Most of the other flags are fairly unremarkable. There is some promise in the SDL_ASYNCBLIT flag, but we’ll have to wait until we are actually blitting things to see if there’s performance to be gained.
Wanted to see if there was a difference between using our sdl.screen pointer or simply using SDL_GetVideoSurface() all the time.
640 x 480 window: ~9400 to ~9500 fps
800 x 600 window: ~4500 fps
Other resolutions: No discernible difference. I’m not sure if the difference is just falling in between the fps spikes or if the lower call volume reduces the negative performance enough that it isn’t noticeable, So lets take it to profiling.
sdl.screen – 1000 calls: 210 ms
SDL_GetVideoSurface – 1000 calls: 230 ms
It’s slower, and since we’d be using it any time we draw to the screen, that’s problematic. At 20 microseconds slower per call we lose 1ms every 50 calls. That’s pretty significant, since that’s well within the realm of possibility. Just out of curiosity, I wondered what the difference between having sdl.screen and just a global screen pointer was.

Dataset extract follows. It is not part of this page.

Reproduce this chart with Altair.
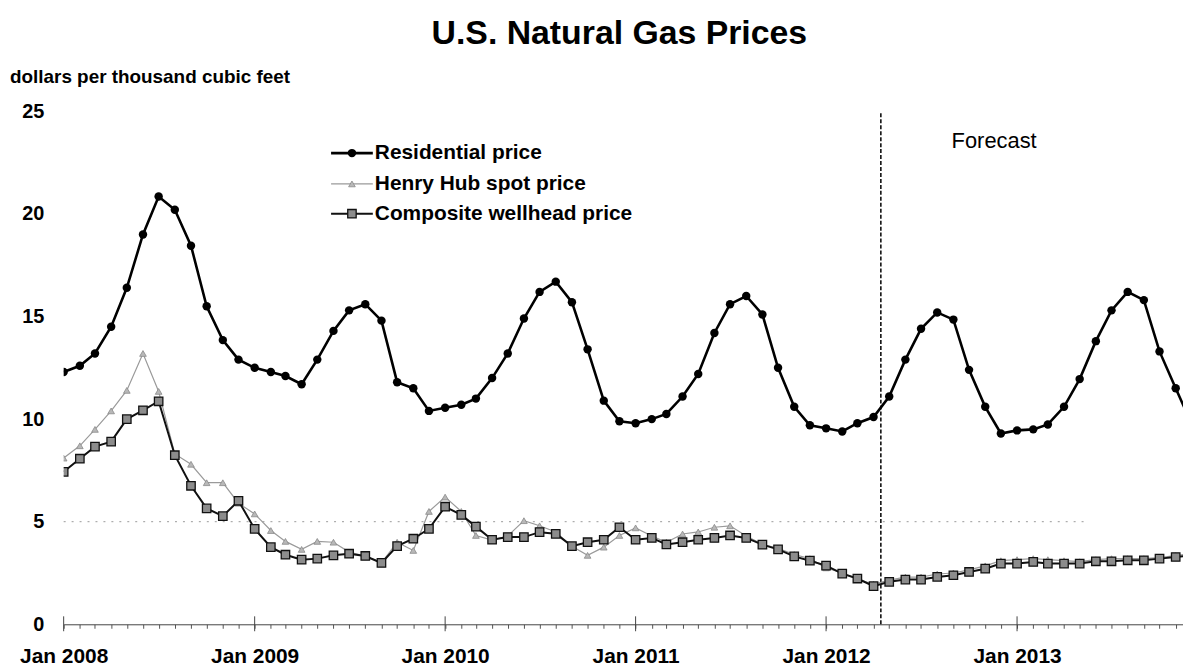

screen – 1000 calls: 197 ms
Remember earlier when I joked that core 4 was slacking? Now I’m not sure whats going on. The first time I ran this it came in at 197 ms, but subsequent runs have had it all over the map between 197 and 210. This of course means my data is now suspect and I’m going to have to build a profiling system that can handle multiple runs with means and medians and graphs(oh my). But, a quick google shows that you can force things to be contained on a single core. Which is a markedly simpler solution until we hit multi-threading.
SDL_INIT_EVENTTHREAD sounds like a potentially cool flag. Except that it crashes on Win32 (haven’t tried it with x64 yet). You’d think this would be mentioned on the main SDL_Init page, but it’s hidden away on some unrelated FAQ page. Same page also suggests that if you don’t use this flag under X11 you may not register events.
Thus ends our first SDL !!Science!! Can you taste the learning?